Sergey Khachatryan Plays Tchaikovsky
October 25 2025Sergey Khachatryan has always been a favorite of mine, and I gushed about him after we saw him play the Sibelius back in 2020. This time we got front row seats to see him play the Tchaikovsky Violin Concerto, with David Afkham conducting. The weighty Shostakovich Symphony No. 8 closed the concert.
Among the top tier of violinists, I find that Khachatryan has absolutely the most beautiful vibrato and singing quality. That obviously is a great match for the Tchaikovsky, and I wasn’t disappointed. Sitting so close, we could hear all crunchy sound from the bow, but we still got plenty of the gorgeous singing and lyrical playing from him. One thing he did much more tonight was to have fun and play outside the bounds of the normal interpretation of the piece. He played with the tempo a lot, and the SFS followed him dutifully. I’m about to perform a piece in the next few weeks, and seeing Khachatryan live inspired me to play a little more, with my speed, phrasing, breathing, and general interpretation.
I do feel like his technique has degraded a little bit in the last few years. He struggled with intonation and some of the more difficult runs. There were also a few places where a top tier soloist would race through a run at top speed, and he tended to take them at much more modest and manageable tempi. I don’t think I had seen a live performance of Tchaikovsky in a while, so I was reminded of just how grueling it is for the soloist. They play uninterrupted for very long sections at a time. He definitely looked tired by the end of the piece.
For the encore, he started by having some small banter with the concertmaster (Jason Issokson), who said something like “I memorized it” and “I’m ready”. It was a little hard to make out, and it definitely wasn’t for the purpose of the audience. Then, he and the concertmaster started playing the encore. Khachatryan didn’t announce the song, but it sounded clearly like something from his native Armenia. The SFCV called it “an improvisation on a traditional Armenian tune”. It was hauntingly beautiful. The concertmaster basically just held one note (the lowest C natural on the G string), and Khachatryan played a tune that seemed to snake lovingly around that C natural (and of course, both starting and ending on that note). So, in hindsight, the “I memorized it” line was in jest.

The second half was just the Shostakovich Symphony No. 8. This was a rather weird program, as there were just two pieces, whereas usually there would be some type of overture or short orchestral piece as an opener. This concert also started at 7:30 pm, instead of the usual 8:00 pm. The reason is the Shostakovich, which is a long and heavy piece (running easily more than 1 hour).
Prior to starting, Afkham said a few words about the symphony. It was mostly a warning, telling us that the piece had a lot of pain and anguish, and although there is humor in the piece, it is very deeply dark and ironic humor. He also explained that the piece is in C minor and ends in C major, which is the typical hero’s journey that many composers followed after Beethoven’s fifth.

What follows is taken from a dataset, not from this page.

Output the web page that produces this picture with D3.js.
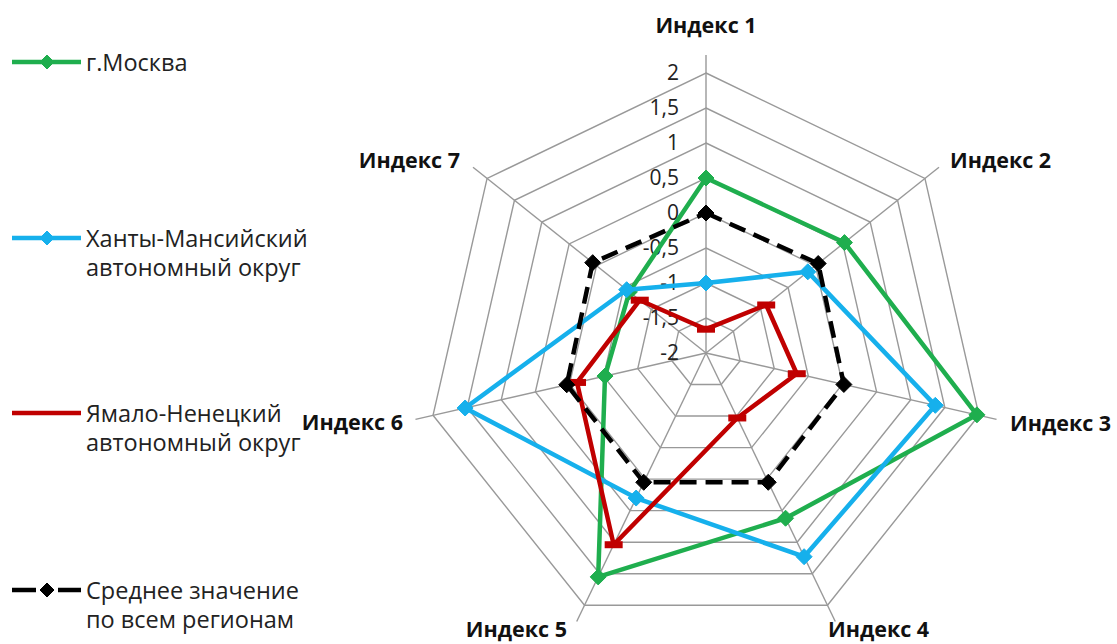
<!DOCTYPE html>
<html><head><meta charset="utf-8">
<script src="https://cdn.jsdelivr.net/npm/d3@7"></script>
<style>
body{margin:0;background:#fff;}
svg{display:block;}
text{font-family:"Open Sans","DejaVu Sans",sans-serif;}
</style></head>
<body>
<svg id="chart" width="1117" height="644"></svg>
<script>
const categories = ["Индекс 1","Индекс 2","Индекс 3","Индекс 4","Индекс 5","Индекс 6","Индекс 7"];
const moscow = [0.5, 0.53, 1.97, 0.62, 1.55, -0.52, -0.6];
const khmao  = [-1.0, -0.14, 1.36, 1.23, 0.3, 1.53, -0.55];
const yanao  = [-1.66, -0.9, -0.67, -0.97, 1.04, -0.11, -0.79];
const average = [0.0, 0.05, 0.02, 0.05, 0.05, 0.04, 0.07];
const tickValues = [-2,-1.5,-1,-0.5,0,0.5,1,1.5,2];
const tickLabels = ["-2","-1,5","-1","-0,5","0","0,5","1","1,5","2"];
const seriesNames = ["г.Москва","Ханты-Мансийский\nавтономный округ","Ямало-Ненецкий\nавтономный округ","Среднее значение\nпо всем регионам"];

const series = [
  {name: seriesNames[0], values: moscow, color:"#1fae4e", marker:"diamond", dash:null},
  {name: seriesNames[1], values: khmao, color:"#16b0ec", marker:"diamond", dash:null},
  {name: seriesNames[2], values: yanao, color:"#c00000", marker:"dash", dash:null},
  {name: seriesNames[3], values: average, color:"#000000", marker:"diamond", dash:"17,9"}
];

const svg = d3.select("#chart");
const cx = 706, cy = 353;
const r = d3.scaleLinear().domain([-2, 2]).range([0, 280]);
const angle = d3.scaleLinear().domain([0, categories.length]).range([0, 2*Math.PI]);
function polar(i, rr){ const a = angle(i); return [cx + rr*Math.sin(a), cy - rr*Math.cos(a)]; }
function pt(i, v){ return polar(i, r(v)); }

const g = svg.append("g");
// rings
tickValues.filter(v => v > -2).forEach(v => {
  const pts = categories.map((c,i) => pt(i, v));
  g.append("polygon").attr("points", pts.map(p => p.join(",")).join(" "))
    .attr("fill","none").attr("stroke","#999").attr("stroke-width",1.4);
});
// spokes
categories.forEach((c,i) => {
  const p = polar(i, 298);
  g.append("line").attr("x1",cx).attr("y1",cy).attr("x2",p[0]).attr("y2",p[1])
    .attr("stroke","#999").attr("stroke-width",1.4);
});
// tick labels
tickValues.forEach((v,k) => {
  g.append("text").attr("x", 679).attr("y", cy - r(v) + 7)
    .attr("text-anchor","end").attr("font-size",21).attr("fill","#222").text(tickLabels[k]);
});
// category labels
const labelPos = [
  {x:706, y:33, anchor:"middle"},
  {x:950, y:168, anchor:"start"},
  {x:1010, y:431, anchor:"start"},
  {x:828, y:637, anchor:"start"},
  {x:567, y:637, anchor:"end"},
  {x:403, y:430, anchor:"end"},
  {x:460, y:168, anchor:"end"}
];
categories.forEach((c,i) => {
  g.append("text").attr("x",labelPos[i].x).attr("y",labelPos[i].y)
    .attr("text-anchor",labelPos[i].anchor).attr("font-size",21.5).attr("font-weight","bold")
    .attr("fill","#111").text(c);
});

const line = d3.line().curve(d3.curveLinearClosed);
function drawMarker(sel, x, y, s, sz){
  if (s.marker === "diamond") {
    sel.append("path").attr("d", `M${x},${y-sz}L${x+sz},${y}L${x},${y+sz}L${x-sz},${y}Z`)
      .attr("fill", s.color).attr("stroke", s.color).attr("stroke-width",1);
  } else if (s.marker === "dash") {
    sel.append("rect").attr("x", x-9).attr("y", y-3.5).attr("width",18).attr("height",7).attr("fill", s.color);
  }
}
series.forEach(s => {
  const pts = s.values.map((v,i) => pt(i, v));
  const p = g.append("path").attr("d", line(pts)).attr("fill","none")
    .attr("stroke", s.color).attr("stroke-width",4.5).attr("stroke-linejoin","round");
  if (s.dash) p.attr("stroke-dasharray", s.dash);
  pts.forEach(q => drawMarker(g, q[0], q[1], s, 8));
});

// legend
const legendY = [62, 238, 413, 590];
series.forEach((s,k) => {
  const y = legendY[k];
  const lg = svg.append("g");
  if (s.dash) {
    lg.append("line").attr("x1",12).attr("x2",36).attr("y1",y).attr("y2",y).attr("stroke",s.color).attr("stroke-width",4.5);
    lg.append("line").attr("x1",58).attr("x2",81).attr("y1",y).attr("y2",y).attr("stroke",s.color).attr("stroke-width",4.5);
  } else {
    lg.append("line").attr("x1",12).attr("x2",81).attr("y1",y).attr("y2",y).attr("stroke",s.color).attr("stroke-width",4.5);
  }
  if (s.marker === "diamond") drawMarker(lg, 47, y, s, 7);
  const lines = s.name.split("\n");
  const t = lg.append("text").attr("x",86).attr("y",y+9).attr("font-size",23.5).attr("fill","#222");
  lines.forEach((ln,j) => t.append("tspan").attr("x",86).attr("dy", j===0?0:29).text(ln));
});
</script>
</body></html>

But that although this piece ends in C major, it does not have the same resolution as other pieces that go through the same journey.
I have to admit - I was pretty unfamiliar with the piece. I tried listening to it a few times in ancipation of this concert, but I never was able to make it all the way through. Sitting in the audience, I can see why the piece had a tough reception from the Soviet audience (and especially Stalin and the other Soviet leaders) at the time of the piece’s premiere. It is long, uncompromising, and aggressively unbeautiful. It seems pretty certain that Shostakovich knew what he was doing, and he wrote this piece deliberately to spell out some of his feelings on the war. But as a pure piece of music, it is a rough listen.
The piece is long and meandering. There is seemingly very little structure, and even little in the way of motifs. The second and third movements are two aggressive marches that both sound similar, and are both somehow evoking the same types of despair and dark humor. The fourth movement is a slow movement that seems to lose any semblance of momentum that the marches established, and the last movement is a chorale that again meanders all over the place. Near the very end, there is a very exposed violin solo, which is then joined by a cellos solo. The solos sound like they were written for a totally different piece. They are different in character, tone, key, and situation. And after those solos, the piece quickly turns to C major, and ends within about a minute of that key change. So it is technically correct that the piece goes from C minor to C major. But keep in mind this is a 60+ minute symphony, and 59 of those minutes are in a bleak and depressive minor key.
I’m glad to have listened through and experienced the symphony. It was clearly what Shostakovich meant to communicate at that time. But I very much doubt that I will be returning tot his piece any time soon.